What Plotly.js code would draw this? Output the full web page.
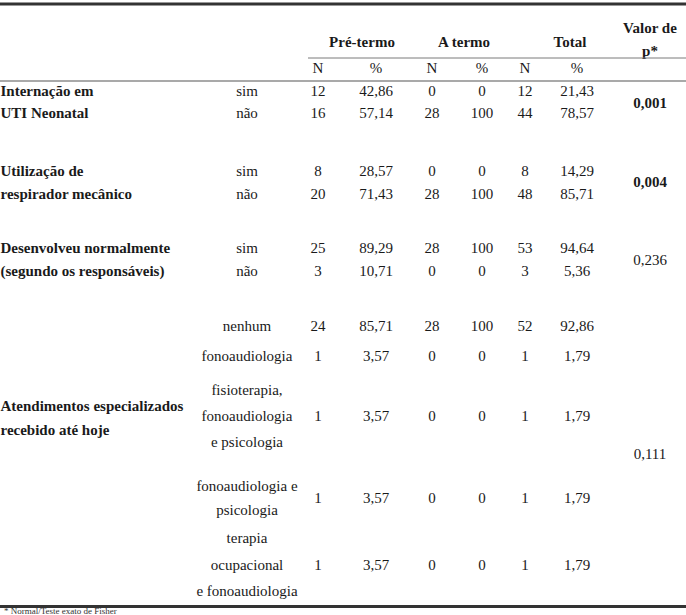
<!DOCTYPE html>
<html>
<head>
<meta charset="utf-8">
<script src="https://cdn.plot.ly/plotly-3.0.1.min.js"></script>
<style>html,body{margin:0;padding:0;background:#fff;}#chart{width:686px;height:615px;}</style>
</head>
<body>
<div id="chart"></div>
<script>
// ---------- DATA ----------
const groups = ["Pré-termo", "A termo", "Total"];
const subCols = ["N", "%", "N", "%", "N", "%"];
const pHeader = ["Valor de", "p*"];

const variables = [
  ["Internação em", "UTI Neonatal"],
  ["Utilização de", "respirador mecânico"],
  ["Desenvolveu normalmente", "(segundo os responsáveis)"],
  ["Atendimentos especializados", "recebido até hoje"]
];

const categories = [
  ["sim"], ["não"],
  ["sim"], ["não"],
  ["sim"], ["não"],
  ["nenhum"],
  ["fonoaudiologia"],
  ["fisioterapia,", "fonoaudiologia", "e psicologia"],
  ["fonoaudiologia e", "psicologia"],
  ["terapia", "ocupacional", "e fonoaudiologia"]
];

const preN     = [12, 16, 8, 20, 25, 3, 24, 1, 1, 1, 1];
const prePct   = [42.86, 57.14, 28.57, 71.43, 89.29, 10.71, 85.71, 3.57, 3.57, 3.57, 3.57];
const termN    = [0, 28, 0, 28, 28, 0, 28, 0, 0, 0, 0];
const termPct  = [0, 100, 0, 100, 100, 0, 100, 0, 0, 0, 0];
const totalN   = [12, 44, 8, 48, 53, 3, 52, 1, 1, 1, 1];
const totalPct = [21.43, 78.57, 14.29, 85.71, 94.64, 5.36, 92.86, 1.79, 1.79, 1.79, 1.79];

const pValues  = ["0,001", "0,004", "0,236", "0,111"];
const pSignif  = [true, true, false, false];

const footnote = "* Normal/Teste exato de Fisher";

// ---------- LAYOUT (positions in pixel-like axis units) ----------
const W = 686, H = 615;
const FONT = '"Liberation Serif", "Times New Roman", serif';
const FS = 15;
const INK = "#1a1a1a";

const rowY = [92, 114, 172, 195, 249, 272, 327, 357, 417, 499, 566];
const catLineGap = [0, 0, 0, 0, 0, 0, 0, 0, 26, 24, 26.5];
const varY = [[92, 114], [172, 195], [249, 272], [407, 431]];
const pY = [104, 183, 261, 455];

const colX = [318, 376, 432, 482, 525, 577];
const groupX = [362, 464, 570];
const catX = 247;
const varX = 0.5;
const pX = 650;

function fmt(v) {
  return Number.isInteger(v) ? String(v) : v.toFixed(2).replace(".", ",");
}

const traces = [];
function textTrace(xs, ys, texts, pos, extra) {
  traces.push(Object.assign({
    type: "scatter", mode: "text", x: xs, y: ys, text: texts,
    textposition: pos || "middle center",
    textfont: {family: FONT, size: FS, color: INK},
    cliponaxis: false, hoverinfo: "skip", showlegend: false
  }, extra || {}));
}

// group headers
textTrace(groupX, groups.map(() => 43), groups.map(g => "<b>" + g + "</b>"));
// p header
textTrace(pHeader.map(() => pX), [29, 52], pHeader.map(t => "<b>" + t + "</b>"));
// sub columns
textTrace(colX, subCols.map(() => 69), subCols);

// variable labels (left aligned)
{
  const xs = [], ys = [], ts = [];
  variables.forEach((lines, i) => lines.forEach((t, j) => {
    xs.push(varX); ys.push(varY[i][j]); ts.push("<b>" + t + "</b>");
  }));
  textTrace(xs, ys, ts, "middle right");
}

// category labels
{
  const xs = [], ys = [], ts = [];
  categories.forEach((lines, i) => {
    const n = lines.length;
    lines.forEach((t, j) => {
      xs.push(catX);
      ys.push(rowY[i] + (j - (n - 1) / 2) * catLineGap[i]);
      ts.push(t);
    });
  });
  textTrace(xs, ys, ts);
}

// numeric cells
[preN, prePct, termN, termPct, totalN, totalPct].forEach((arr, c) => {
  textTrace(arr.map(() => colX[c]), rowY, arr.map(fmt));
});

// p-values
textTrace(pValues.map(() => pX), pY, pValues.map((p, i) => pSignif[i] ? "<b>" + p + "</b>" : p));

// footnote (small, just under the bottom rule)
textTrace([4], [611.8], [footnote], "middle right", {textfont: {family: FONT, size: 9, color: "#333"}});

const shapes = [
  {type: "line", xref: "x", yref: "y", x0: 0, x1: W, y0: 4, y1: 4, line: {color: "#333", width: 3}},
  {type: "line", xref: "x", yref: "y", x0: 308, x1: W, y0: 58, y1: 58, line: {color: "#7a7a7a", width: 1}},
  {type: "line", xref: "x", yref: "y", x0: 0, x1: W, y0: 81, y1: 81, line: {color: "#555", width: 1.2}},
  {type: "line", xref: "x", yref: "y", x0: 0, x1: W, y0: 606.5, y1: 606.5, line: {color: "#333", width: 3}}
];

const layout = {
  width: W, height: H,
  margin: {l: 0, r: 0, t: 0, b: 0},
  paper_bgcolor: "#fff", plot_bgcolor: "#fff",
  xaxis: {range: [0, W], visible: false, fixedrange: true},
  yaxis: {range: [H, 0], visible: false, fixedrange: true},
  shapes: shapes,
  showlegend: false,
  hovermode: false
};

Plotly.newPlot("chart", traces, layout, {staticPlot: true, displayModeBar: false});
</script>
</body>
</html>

☆ ☆ ☆ ☆

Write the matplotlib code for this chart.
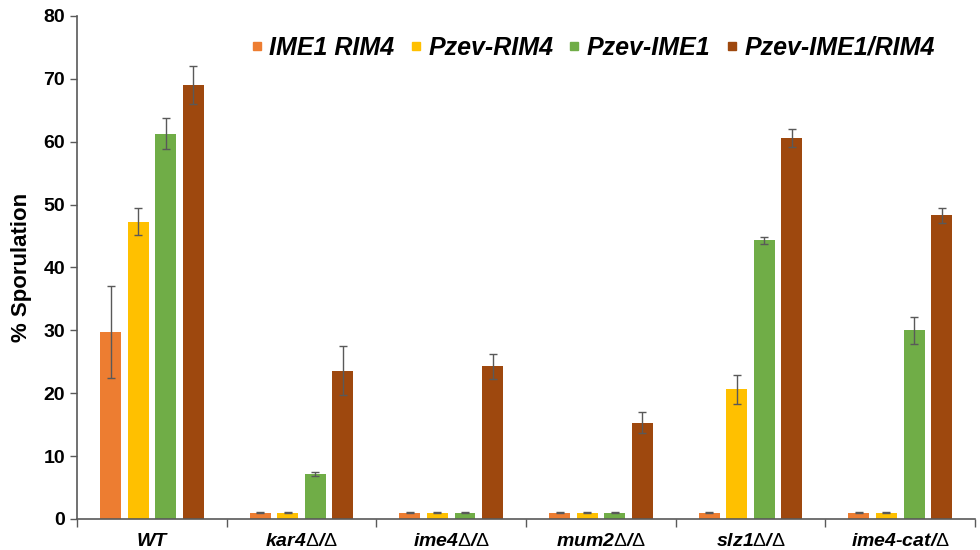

☆ ☆ ☆ ☆

→ Short task:
In the entries above, find each line with the word "this" and copy it.

→ Exercise response:
What Plotly.js code would draw this? Output the full web page.
Write the matplotlib code for this chart.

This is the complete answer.